Неожиданно нас догнал мой друг Марио Беллини. Он везде безуспешно искал младшего лейтенанта Тривса. Последний прибыл из Италии только несколько дней назад, и Беллини было поручено присматривать за неопытным парнишкой. Час назад они потеряли друг друга в толпе. Забегая вперед, скажу, что они так и не нашли друг друга.

Вместе с Карнаги мы медленно шли вверх по склону. Вскоре мы вошли в деревню. На ее окраине стояли массивные деревянные строения, находящиеся на значительном расстоянии друг от друга. Немцы, возглавлявшие колонну, остановились.

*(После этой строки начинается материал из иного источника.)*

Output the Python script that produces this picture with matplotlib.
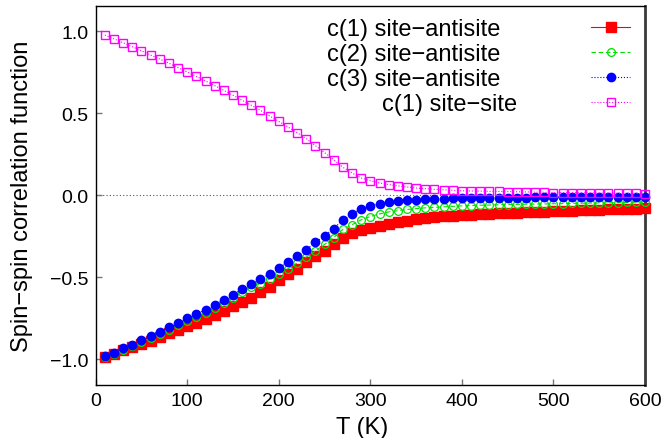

Я подошел к одному из офицеров, представился и попросил его обрисовать обстановку. Тот отвечал лениво и явно нехотя, медленно цедил слова сквозь зубы. (С тех пор я никогда не обращался к немецким офицерам, если без этого можно было обойтись.) Он сказал, что вокруг деревни русские, нам предстоит прорываться или в том направлении, в каком мы двигались раньше, или немного отклонившись вправо. Но можно рассчитывать, что сопротивление врага будет минимальным. А где линия фронта? Где-то здесь.

Получив информацию, я вернулся к Карнаги, сидевшему в группе солдат. Минуты казались часами. Мороз был нестерпимым. Нервное напряжение тоже. Чтобы хоть немного расслабиться, мы изредка перебрасывались ничего не значащими словами.

С гребня расположенного неподалеку небольшого холма застрочил пулемет. Русский пулеметчик усердно поливал огненными очередями темноту во всех направлениях. Русские, как и немцы, неэкономно расходуют патроны.

Один из немецких танков, выстроившихся на краю дороги, выстрелил в направлении, откуда доносились очереди. Последовала пауза, после чего пулемет заговорил снова. Еще один выстрел, снова пауза – и новая очередь. Так продолжалось несколько раз, в конце концов, из танка прекратили огонь, чтобы не расходовать зря снаряды.

По-моему, немцы стреляли бронебойными снарядами, которые взрывались в земле и не причинили никакого вреда храброму пулеметчику.